● Information provided:
● ● ●

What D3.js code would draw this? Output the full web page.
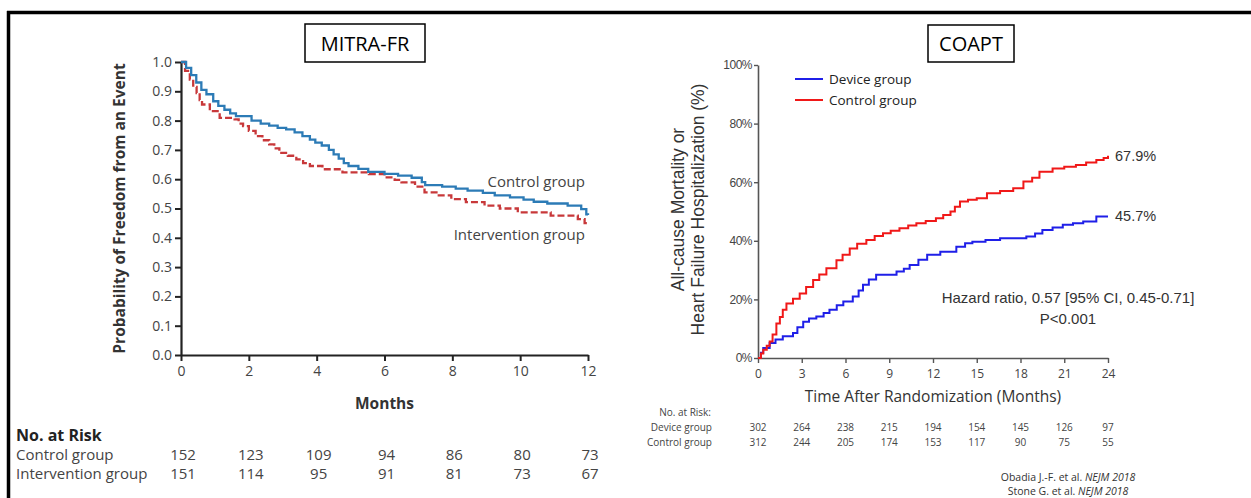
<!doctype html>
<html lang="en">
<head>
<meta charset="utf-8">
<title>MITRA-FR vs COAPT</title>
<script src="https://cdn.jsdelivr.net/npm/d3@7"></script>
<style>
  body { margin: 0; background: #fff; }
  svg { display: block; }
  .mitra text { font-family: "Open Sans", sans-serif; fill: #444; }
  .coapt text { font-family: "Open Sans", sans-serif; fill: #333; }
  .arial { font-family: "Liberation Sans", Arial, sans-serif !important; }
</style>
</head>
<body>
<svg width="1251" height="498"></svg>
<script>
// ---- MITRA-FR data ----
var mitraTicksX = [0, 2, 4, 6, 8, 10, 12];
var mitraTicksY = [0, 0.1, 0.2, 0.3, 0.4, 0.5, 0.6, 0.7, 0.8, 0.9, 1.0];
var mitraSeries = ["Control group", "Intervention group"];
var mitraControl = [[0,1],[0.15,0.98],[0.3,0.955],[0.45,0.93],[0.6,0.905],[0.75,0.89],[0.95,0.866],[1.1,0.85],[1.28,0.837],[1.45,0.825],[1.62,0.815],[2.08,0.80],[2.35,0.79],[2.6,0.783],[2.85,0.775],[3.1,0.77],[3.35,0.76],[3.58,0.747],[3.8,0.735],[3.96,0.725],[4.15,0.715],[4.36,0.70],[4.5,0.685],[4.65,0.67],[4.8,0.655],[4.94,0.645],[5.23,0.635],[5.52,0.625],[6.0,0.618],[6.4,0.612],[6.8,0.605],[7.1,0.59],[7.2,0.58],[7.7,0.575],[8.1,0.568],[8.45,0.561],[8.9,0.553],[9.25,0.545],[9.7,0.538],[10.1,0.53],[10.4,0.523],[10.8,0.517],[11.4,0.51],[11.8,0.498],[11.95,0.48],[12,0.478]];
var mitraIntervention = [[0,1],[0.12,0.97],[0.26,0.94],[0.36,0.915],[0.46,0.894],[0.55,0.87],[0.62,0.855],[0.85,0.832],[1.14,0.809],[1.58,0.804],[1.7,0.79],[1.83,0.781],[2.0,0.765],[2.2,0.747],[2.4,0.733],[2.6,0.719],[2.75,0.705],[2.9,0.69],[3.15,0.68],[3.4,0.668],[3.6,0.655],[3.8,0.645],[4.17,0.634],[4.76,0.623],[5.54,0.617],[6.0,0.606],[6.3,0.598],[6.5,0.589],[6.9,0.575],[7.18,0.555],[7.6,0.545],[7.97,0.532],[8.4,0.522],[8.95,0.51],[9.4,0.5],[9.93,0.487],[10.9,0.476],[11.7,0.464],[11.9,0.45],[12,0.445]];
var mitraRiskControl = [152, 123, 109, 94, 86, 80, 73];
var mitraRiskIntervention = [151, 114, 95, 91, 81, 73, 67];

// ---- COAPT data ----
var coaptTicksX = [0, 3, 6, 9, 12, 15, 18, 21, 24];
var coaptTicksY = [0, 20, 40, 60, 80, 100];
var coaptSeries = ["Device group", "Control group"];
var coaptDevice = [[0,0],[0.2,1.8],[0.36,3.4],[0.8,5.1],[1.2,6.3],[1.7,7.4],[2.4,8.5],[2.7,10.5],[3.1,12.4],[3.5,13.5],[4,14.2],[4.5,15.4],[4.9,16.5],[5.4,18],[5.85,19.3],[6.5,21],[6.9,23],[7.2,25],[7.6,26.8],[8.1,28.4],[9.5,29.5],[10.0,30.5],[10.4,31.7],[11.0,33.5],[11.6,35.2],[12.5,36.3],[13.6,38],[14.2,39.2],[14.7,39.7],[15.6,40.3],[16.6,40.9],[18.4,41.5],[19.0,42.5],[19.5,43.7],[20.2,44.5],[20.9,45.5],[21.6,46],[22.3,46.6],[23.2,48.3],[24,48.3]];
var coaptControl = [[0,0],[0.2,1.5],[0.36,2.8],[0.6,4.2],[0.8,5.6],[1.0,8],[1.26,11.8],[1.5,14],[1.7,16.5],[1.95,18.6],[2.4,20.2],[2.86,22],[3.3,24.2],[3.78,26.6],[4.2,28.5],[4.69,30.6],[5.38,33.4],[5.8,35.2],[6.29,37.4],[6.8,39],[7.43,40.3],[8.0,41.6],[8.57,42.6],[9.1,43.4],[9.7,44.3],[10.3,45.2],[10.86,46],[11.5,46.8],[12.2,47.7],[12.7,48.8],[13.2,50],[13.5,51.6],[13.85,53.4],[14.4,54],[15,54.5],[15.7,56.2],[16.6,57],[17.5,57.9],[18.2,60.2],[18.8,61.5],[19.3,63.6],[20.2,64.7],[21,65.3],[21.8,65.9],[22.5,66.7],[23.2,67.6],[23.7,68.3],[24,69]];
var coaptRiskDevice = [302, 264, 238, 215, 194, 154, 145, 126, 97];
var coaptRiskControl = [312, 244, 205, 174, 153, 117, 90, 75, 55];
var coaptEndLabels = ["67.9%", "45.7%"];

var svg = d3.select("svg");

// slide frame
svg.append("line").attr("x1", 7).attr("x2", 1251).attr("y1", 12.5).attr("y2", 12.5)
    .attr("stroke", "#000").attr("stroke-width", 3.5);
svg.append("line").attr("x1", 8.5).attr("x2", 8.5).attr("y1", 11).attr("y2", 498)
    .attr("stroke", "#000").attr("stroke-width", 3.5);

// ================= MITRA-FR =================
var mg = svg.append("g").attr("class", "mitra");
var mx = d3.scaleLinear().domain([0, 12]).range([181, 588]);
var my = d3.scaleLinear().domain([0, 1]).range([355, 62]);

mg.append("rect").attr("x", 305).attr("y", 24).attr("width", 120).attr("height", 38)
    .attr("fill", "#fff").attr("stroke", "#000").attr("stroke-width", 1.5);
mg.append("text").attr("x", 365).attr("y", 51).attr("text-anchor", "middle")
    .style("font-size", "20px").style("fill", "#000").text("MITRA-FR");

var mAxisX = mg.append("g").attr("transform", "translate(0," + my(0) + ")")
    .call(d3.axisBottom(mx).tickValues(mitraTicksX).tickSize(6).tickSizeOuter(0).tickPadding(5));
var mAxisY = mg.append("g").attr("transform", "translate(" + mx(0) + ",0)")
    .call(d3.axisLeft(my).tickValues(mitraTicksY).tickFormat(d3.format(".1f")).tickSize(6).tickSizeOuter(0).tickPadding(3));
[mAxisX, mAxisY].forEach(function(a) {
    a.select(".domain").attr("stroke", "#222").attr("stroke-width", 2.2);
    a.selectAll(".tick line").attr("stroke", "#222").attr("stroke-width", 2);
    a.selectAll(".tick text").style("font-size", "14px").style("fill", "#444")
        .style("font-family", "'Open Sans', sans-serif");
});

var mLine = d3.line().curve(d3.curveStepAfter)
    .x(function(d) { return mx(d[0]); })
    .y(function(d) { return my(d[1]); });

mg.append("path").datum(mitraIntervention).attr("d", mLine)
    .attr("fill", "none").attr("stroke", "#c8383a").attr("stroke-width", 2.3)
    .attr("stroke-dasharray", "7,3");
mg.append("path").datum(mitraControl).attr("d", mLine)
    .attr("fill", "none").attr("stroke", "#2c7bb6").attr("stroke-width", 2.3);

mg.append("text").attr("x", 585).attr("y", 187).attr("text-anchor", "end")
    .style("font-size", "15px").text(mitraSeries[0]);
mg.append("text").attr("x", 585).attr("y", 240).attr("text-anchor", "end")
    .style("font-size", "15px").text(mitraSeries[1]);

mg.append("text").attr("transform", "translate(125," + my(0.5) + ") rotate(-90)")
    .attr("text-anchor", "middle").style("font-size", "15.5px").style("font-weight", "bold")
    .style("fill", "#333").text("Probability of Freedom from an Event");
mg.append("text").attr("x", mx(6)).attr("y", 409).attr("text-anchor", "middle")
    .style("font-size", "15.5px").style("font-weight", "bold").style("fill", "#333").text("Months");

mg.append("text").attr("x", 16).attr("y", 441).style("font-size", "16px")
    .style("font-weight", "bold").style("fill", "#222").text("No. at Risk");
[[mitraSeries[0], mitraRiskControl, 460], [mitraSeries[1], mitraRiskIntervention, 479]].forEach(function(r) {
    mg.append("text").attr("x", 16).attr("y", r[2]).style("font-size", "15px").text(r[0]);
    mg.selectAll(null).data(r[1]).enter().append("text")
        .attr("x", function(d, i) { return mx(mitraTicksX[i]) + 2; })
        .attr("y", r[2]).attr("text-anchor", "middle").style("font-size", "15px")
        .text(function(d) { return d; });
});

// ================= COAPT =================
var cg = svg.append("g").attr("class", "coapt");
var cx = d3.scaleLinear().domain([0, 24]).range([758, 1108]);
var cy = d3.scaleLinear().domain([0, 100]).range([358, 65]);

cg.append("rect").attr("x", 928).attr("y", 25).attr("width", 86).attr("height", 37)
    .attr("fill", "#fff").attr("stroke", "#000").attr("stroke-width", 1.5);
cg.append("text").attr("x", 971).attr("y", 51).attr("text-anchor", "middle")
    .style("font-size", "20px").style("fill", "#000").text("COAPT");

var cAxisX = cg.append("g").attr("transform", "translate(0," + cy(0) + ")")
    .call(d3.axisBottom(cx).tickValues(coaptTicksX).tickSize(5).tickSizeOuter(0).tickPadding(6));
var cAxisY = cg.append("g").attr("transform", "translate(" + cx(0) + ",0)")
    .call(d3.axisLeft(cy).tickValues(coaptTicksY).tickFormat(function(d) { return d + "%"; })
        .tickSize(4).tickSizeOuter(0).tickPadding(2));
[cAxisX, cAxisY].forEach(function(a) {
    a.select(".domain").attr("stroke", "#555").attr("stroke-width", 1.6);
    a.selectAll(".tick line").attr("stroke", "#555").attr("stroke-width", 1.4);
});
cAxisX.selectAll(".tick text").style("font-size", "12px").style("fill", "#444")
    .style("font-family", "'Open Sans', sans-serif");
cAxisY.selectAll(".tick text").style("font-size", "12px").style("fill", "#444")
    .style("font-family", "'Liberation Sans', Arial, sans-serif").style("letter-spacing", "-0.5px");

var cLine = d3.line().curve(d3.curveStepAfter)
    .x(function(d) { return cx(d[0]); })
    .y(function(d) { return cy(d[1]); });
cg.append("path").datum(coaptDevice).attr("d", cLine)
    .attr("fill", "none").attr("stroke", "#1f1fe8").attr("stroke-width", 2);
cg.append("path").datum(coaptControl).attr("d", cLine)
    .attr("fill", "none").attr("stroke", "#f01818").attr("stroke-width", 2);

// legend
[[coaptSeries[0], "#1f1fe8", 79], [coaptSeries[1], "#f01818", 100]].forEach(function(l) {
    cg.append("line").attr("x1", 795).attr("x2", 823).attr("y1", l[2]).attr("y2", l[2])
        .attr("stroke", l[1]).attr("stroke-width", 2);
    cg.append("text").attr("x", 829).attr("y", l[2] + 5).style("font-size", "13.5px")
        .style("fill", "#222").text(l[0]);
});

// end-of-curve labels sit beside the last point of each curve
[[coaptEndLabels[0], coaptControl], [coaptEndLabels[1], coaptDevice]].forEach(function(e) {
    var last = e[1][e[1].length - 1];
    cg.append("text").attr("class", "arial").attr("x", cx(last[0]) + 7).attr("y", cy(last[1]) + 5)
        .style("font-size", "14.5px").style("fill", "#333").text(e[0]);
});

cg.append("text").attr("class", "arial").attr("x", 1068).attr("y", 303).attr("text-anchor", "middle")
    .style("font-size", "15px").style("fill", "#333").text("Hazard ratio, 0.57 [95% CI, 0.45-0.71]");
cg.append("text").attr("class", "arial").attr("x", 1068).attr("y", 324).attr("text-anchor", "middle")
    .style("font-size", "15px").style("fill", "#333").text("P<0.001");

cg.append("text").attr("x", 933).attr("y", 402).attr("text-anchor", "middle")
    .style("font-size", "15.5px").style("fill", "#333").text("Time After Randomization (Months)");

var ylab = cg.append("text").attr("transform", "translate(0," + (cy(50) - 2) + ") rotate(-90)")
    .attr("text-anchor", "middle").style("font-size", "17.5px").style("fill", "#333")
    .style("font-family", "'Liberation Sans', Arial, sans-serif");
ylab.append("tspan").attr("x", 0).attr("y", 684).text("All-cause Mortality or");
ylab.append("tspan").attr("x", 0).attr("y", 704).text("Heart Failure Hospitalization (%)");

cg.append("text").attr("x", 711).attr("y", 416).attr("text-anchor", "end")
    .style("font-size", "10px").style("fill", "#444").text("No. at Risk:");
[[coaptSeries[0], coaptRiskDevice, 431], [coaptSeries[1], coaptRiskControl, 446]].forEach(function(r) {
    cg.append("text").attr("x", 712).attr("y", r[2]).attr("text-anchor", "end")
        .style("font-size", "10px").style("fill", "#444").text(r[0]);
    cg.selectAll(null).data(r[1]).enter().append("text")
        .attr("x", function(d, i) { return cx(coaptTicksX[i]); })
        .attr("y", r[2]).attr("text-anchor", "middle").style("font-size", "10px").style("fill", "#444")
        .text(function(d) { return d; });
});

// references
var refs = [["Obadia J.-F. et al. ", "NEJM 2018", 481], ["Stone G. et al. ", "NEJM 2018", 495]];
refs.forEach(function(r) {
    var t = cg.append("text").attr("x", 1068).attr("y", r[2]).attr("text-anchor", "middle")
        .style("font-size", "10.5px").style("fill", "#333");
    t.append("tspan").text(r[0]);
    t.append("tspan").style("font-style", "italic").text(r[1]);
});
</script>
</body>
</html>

● ● ●

● Task goal: Restate the data word for word from its first line through the line with "var mitraRiskIntervention = [151, 114, 95, 91, 81, 73, 67];", leaving out any picture along the way.

● Response to this exercise:
What D3.js code would draw this? Output the full web page.
<!doctype html>
<html lang="en">
<head>
<meta charset="utf-8">
<title>MITRA-FR vs COAPT</title>
<script src="https://cdn.jsdelivr.net/npm/d3@7"></script>
<style>
  body { margin: 0; background: #fff; }
  svg { display: block; }
  .mitra text { font-family: "Open Sans", sans-serif; fill: #444; }
  .coapt text { font-family: "Open Sans", sans-serif; fill: #333; }
  .arial { font-family: "Liberation Sans", Arial, sans-serif !important; }
</style>
</head>
<body>
<svg width="1251" height="498"></svg>
<script>
// ---- MITRA-FR data ----
var mitraTicksX = [0, 2, 4, 6, 8, 10, 12];
var mitraTicksY = [0, 0.1, 0.2, 0.3, 0.4, 0.5, 0.6, 0.7, 0.8, 0.9, 1.0];
var mitraSeries = ["Control group", "Intervention group"];
var mitraControl = [[0,1],[0.15,0.98],[0.3,0.955],[0.45,0.93],[0.6,0.905],[0.75,0.89],[0.95,0.866],[1.1,0.85],[1.28,0.837],[1.45,0.825],[1.62,0.815],[2.08,0.80],[2.35,0.79],[2.6,0.783],[2.85,0.775],[3.1,0.77],[3.35,0.76],[3.58,0.747],[3.8,0.735],[3.96,0.725],[4.15,0.715],[4.36,0.70],[4.5,0.685],[4.65,0.67],[4.8,0.655],[4.94,0.645],[5.23,0.635],[5.52,0.625],[6.0,0.618],[6.4,0.612],[6.8,0.605],[7.1,0.59],[7.2,0.58],[7.7,0.575],[8.1,0.568],[8.45,0.561],[8.9,0.553],[9.25,0.545],[9.7,0.538],[10.1,0.53],[10.4,0.523],[10.8,0.517],[11.4,0.51],[11.8,0.498],[11.95,0.48],[12,0.478]];
var mitraIntervention = [[0,1],[0.12,0.97],[0.26,0.94],[0.36,0.915],[0.46,0.894],[0.55,0.87],[0.62,0.855],[0.85,0.832],[1.14,0.809],[1.58,0.804],[1.7,0.79],[1.83,0.781],[2.0,0.765],[2.2,0.747],[2.4,0.733],[2.6,0.719],[2.75,0.705],[2.9,0.69],[3.15,0.68],[3.4,0.668],[3.6,0.655],[3.8,0.645],[4.17,0.634],[4.76,0.623],[5.54,0.617],[6.0,0.606],[6.3,0.598],[6.5,0.589],[6.9,0.575],[7.18,0.555],[7.6,0.545],[7.97,0.532],[8.4,0.522],[8.95,0.51],[9.4,0.5],[9.93,0.487],[10.9,0.476],[11.7,0.464],[11.9,0.45],[12,0.445]];
var mitraRiskControl = [152, 123, 109, 94, 86, 80, 73];
var mitraRiskIntervention = [151, 114, 95, 91, 81, 73, 67];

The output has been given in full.